Let no one expect—and no sensible person will expect—that we shall be able next year to present a fully balanced Budget. Next year we shall substantially narrow, although we shall not wholly close, the gap between expenditure and revenue. The Committee may recollect that after the last war the Budget was not balanced until the year 1920–21, and even then the surplus was more than accounted for by receipts from the sale of war stores. It was not a genuine surplus. The first genuine surplus did not come after the last war until two years later, 1922–23. If we follow that precedent we shall have our first real surplus in 1949–50. But, of course, we shall see. So far, however, as the general ideas governing this matter are concerned, I would submit to the Committee that, once we are through this transitional and exceptional period of the next few years, we should aim at balancing the Budget, not necessarily each year, but over a period of years, deliberately planning Budget surpluses when trade is firmly good and equally deliberately planning Budget deficits when trade is bad or when it is threatening to go bad; but balancing, over a period, surpluses against deficits.
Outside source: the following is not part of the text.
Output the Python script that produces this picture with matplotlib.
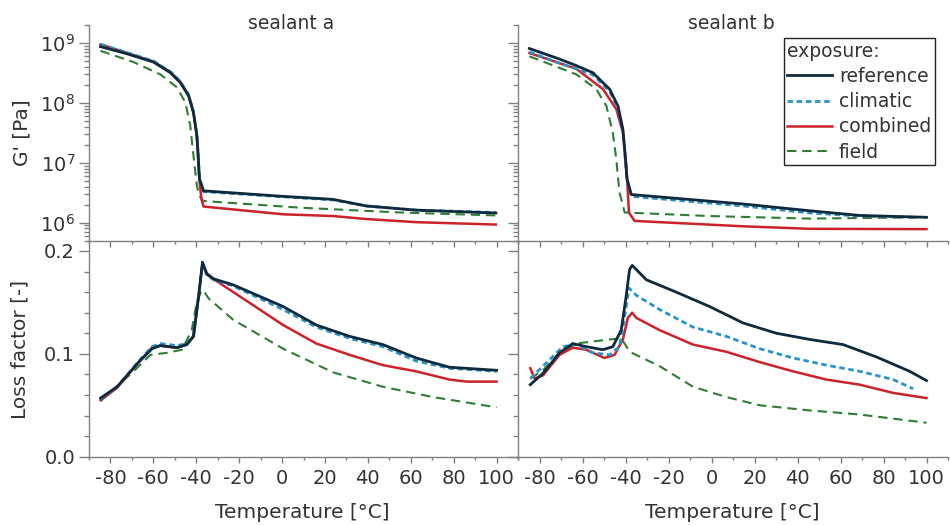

From the point of view of the public accounts, an old teacher of mine used to say "there is no special sanctity in the period in which the earth revolves around the sun." In recent years thought on this subject has moved very far from its old orthodox bearings, as indeed was recognised by the late Government and their advisers in the famous White Paper on employment policy issued under the late Government, which, I have no doubt, all Members of the Committee, including the newly elected Members, have carefully read and deeply studied. If not, they should do so. It was a very interesting and well written document, as such documents go.